◆ **Direction**
Nothing in the data should change when you return it, but leave the pictures out.

◆ **Supplied information**
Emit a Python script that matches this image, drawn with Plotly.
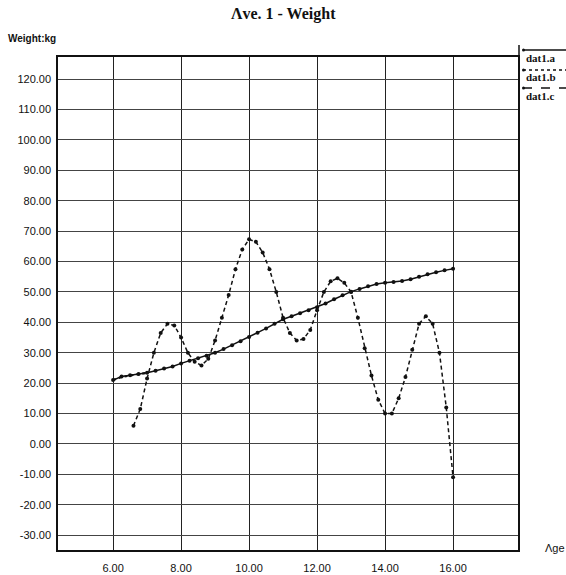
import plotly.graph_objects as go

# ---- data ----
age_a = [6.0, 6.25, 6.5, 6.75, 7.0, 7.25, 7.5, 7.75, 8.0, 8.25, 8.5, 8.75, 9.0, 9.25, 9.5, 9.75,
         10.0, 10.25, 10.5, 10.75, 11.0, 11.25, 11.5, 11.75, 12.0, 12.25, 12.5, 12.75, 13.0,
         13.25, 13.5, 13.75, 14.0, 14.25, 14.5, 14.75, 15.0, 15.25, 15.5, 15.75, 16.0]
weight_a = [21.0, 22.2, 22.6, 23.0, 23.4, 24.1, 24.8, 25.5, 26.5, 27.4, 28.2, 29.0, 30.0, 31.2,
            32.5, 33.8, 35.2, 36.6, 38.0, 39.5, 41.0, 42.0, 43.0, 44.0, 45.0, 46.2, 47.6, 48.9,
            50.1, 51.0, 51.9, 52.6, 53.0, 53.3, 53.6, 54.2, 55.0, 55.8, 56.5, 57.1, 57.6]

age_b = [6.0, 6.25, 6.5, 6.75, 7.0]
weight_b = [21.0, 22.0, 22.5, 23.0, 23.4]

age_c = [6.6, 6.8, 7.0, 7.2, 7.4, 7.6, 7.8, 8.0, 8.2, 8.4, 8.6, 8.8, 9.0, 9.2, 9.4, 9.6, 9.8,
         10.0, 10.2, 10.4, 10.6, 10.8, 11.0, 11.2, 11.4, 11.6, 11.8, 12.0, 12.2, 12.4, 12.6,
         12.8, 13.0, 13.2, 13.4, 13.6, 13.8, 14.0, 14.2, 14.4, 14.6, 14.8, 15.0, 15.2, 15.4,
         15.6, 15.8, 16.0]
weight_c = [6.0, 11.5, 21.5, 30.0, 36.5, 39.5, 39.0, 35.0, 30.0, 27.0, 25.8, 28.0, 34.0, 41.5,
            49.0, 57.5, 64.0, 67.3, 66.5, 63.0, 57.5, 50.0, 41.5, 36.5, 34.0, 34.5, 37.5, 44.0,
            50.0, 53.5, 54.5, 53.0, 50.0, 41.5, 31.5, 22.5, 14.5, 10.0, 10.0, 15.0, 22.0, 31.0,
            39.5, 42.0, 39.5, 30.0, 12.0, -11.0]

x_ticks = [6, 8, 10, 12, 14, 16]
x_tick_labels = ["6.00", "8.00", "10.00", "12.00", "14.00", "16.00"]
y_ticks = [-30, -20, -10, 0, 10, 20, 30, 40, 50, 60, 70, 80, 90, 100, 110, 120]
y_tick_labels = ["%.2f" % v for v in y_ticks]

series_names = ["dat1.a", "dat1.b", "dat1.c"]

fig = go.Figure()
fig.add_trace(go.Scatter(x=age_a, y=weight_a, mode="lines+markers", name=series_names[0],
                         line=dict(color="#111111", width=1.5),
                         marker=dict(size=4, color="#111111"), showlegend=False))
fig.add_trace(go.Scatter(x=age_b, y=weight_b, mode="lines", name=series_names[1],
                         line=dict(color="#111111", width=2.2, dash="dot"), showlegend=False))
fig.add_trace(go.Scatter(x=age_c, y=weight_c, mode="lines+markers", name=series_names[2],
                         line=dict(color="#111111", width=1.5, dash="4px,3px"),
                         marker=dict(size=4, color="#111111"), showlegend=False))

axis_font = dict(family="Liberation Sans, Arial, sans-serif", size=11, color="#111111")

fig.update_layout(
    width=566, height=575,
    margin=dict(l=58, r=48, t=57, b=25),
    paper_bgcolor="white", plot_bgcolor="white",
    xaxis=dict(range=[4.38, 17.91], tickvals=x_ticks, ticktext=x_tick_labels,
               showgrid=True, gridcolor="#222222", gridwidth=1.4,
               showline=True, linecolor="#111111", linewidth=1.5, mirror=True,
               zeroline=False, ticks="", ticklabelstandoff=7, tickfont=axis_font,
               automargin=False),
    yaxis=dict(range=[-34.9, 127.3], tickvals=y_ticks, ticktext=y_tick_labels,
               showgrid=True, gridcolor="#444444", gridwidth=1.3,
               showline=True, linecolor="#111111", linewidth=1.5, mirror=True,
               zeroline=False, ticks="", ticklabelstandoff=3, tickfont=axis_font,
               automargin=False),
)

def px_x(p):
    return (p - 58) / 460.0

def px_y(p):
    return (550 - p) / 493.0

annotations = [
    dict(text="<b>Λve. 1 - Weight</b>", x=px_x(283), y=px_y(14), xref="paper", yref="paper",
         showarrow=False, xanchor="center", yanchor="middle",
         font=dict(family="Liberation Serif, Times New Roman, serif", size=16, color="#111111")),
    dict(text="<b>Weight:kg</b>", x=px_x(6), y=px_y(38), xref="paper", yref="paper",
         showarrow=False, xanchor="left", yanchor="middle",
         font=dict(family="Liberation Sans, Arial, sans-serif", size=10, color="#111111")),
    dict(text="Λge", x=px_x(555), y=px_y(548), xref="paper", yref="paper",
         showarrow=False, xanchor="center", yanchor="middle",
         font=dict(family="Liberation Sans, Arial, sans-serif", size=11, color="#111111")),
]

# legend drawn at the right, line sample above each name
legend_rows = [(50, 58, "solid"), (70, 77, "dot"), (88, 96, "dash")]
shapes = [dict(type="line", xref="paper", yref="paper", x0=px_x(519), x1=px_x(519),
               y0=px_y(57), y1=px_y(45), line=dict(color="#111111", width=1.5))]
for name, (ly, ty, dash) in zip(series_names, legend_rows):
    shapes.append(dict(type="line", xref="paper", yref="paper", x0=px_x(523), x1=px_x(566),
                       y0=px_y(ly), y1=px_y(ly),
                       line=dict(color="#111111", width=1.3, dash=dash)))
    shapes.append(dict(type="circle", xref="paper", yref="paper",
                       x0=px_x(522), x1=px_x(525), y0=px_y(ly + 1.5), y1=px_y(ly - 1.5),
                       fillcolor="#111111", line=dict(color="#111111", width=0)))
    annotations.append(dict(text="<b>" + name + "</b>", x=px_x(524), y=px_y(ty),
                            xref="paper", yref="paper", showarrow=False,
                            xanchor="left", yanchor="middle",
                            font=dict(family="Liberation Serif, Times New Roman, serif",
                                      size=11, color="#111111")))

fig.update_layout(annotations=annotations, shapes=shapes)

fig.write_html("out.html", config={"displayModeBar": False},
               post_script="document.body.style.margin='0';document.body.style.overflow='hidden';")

◆ **Written answer**
Emit a Python script that matches this image, drawn with Plotly.
import plotly.graph_objects as go

# ---- data ----
age_a = [6.0, 6.25, 6.5, 6.75, 7.0, 7.25, 7.5, 7.75, 8.0, 8.25, 8.5, 8.75, 9.0, 9.25, 9.5, 9.75,
         10.0, 10.25, 10.5, 10.75, 11.0, 11.25, 11.5, 11.75, 12.0, 12.25, 12.5, 12.75, 13.0,
         13.25, 13.5, 13.75, 14.0, 14.25, 14.5, 14.75, 15.0, 15.25, 15.5, 15.75, 16.0]
weight_a = [21.0, 22.2, 22.6, 23.0, 23.4, 24.1, 24.8, 25.5, 26.5, 27.4, 28.2, 29.0, 30.0, 31.2,
            32.5, 33.8, 35.2, 36.6, 38.0, 39.5, 41.0, 42.0, 43.0, 44.0, 45.0, 46.2, 47.6, 48.9,
            50.1, 51.0, 51.9, 52.6, 53.0, 53.3, 53.6, 54.2, 55.0, 55.8, 56.5, 57.1, 57.6]

age_b = [6.0, 6.25, 6.5, 6.75, 7.0]
weight_b = [21.0, 22.0, 22.5, 23.0, 23.4]

age_c = [6.6, 6.8, 7.0, 7.2, 7.4, 7.6, 7.8, 8.0, 8.2, 8.4, 8.6, 8.8, 9.0, 9.2, 9.4, 9.6, 9.8,
         10.0, 10.2, 10.4, 10.6, 10.8, 11.0, 11.2, 11.4, 11.6, 11.8, 12.0, 12.2, 12.4, 12.6,
         12.8, 13.0, 13.2, 13.4, 13.6, 13.8, 14.0, 14.2, 14.4, 14.6, 14.8, 15.0, 15.2, 15.4,
         15.6, 15.8, 16.0]
weight_c = [6.0, 11.5, 21.5, 30.0, 36.5, 39.5, 39.0, 35.0, 30.0, 27.0, 25.8, 28.0, 34.0, 41.5,
            49.0, 57.5, 64.0, 67.3, 66.5, 63.0, 57.5, 50.0, 41.5, 36.5, 34.0, 34.5, 37.5, 44.0,
            50.0, 53.5, 54.5, 53.0, 50.0, 41.5, 31.5, 22.5, 14.5, 10.0, 10.0, 15.0, 22.0, 31.0,
            39.5, 42.0, 39.5, 30.0, 12.0, -11.0]

x_ticks = [6, 8, 10, 12, 14, 16]
x_tick_labels = ["6.00", "8.00", "10.00", "12.00", "14.00", "16.00"]
y_ticks = [-30, -20, -10, 0, 10, 20, 30, 40, 50, 60, 70, 80, 90, 100, 110, 120]
y_tick_labels = ["%.2f" % v for v in y_ticks]

series_names = ["dat1.a", "dat1.b", "dat1.c"]

fig = go.Figure()
fig.add_trace(go.Scatter(x=age_a, y=weight_a, mode="lines+markers", name=series_names[0],
                         line=dict(color="#111111", width=1.5),
                         marker=dict(size=4, color="#111111"), showlegend=False))
fig.add_trace(go.Scatter(x=age_b, y=weight_b, mode="lines", name=series_names[1],
                         line=dict(color="#111111", width=2.2, dash="dot"), showlegend=False))
fig.add_trace(go.Scatter(x=age_c, y=weight_c, mode="lines+markers", name=series_names[2],
                         line=dict(color="#111111", width=1.5, dash="4px,3px"),
                         marker=dict(size=4, color="#111111"), showlegend=False))

axis_font = dict(family="Liberation Sans, Arial, sans-serif", size=11, color="#111111")

fig.update_layout(
    width=566, height=575,
    margin=dict(l=58, r=48, t=57, b=25),
    paper_bgcolor="white", plot_bgcolor="white",
    xaxis=dict(range=[4.38, 17.91], tickvals=x_ticks, ticktext=x_tick_labels,
               showgrid=True, gridcolor="#222222", gridwidth=1.4,
               showline=True, linecolor="#111111", linewidth=1.5, mirror=True,
               zeroline=False, ticks="", ticklabelstandoff=7, tickfont=axis_font,
               automargin=False),
    yaxis=dict(range=[-34.9, 127.3], tickvals=y_ticks, ticktext=y_tick_labels,
               showgrid=True, gridcolor="#444444", gridwidth=1.3,
               showline=True, linecolor="#111111", linewidth=1.5, mirror=True,
               zeroline=False, ticks="", ticklabelstandoff=3, tickfont=axis_font,
               automargin=False),
)

def px_x(p):
    return (p - 58) / 460.0

def px_y(p):
    return (550 - p) / 493.0

annotations = [
    dict(text="<b>Λve. 1 - Weight</b>", x=px_x(283), y=px_y(14), xref="paper", yref="paper",
         showarrow=False, xanchor="center", yanchor="middle",
         font=dict(family="Liberation Serif, Times New Roman, serif", size=16, color="#111111")),
    dict(text="<b>Weight:kg</b>", x=px_x(6), y=px_y(38), xref="paper", yref="paper",
         showarrow=False, xanchor="left", yanchor="middle",
         font=dict(family="Liberation Sans, Arial, sans-serif", size=10, color="#111111")),
    dict(text="Λge", x=px_x(555), y=px_y(548), xref="paper", yref="paper",
         showarrow=False, xanchor="center", yanchor="middle",
         font=dict(family="Liberation Sans, Arial, sans-serif", size=11, color="#111111")),
]

# legend drawn at the right, line sample above each name
legend_rows = [(50, 58, "solid"), (70, 77, "dot"), (88, 96, "dash")]
shapes = [dict(type="line", xref="paper", yref="paper", x0=px_x(519), x1=px_x(519),
               y0=px_y(57), y1=px_y(45), line=dict(color="#111111", width=1.5))]
for name, (ly, ty, dash) in zip(series_names, legend_rows):
    shapes.append(dict(type="line", xref="paper", yref="paper", x0=px_x(523), x1=px_x(566),
                       y0=px_y(ly), y1=px_y(ly),
                       line=dict(color="#111111", width=1.3, dash=dash)))
    shapes.append(dict(type="circle", xref="paper", yref="paper",
                       x0=px_x(522), x1=px_x(525), y0=px_y(ly + 1.5), y1=px_y(ly - 1.5),
                       fillcolor="#111111", line=dict(color="#111111", width=0)))
    annotations.append(dict(text="<b>" + name + "</b>", x=px_x(524), y=px_y(ty),
                            xref="paper", yref="paper", showarrow=False,
                            xanchor="left", yanchor="middle",
                            font=dict(family="Liberation Serif, Times New Roman, serif",
                                      size=11, color="#111111")))

fig.update_layout(annotations=annotations, shapes=shapes)

fig.write_html("out.html", config={"displayModeBar": False},
               post_script="document.body.style.margin='0';document.body.style.overflow='hidden';")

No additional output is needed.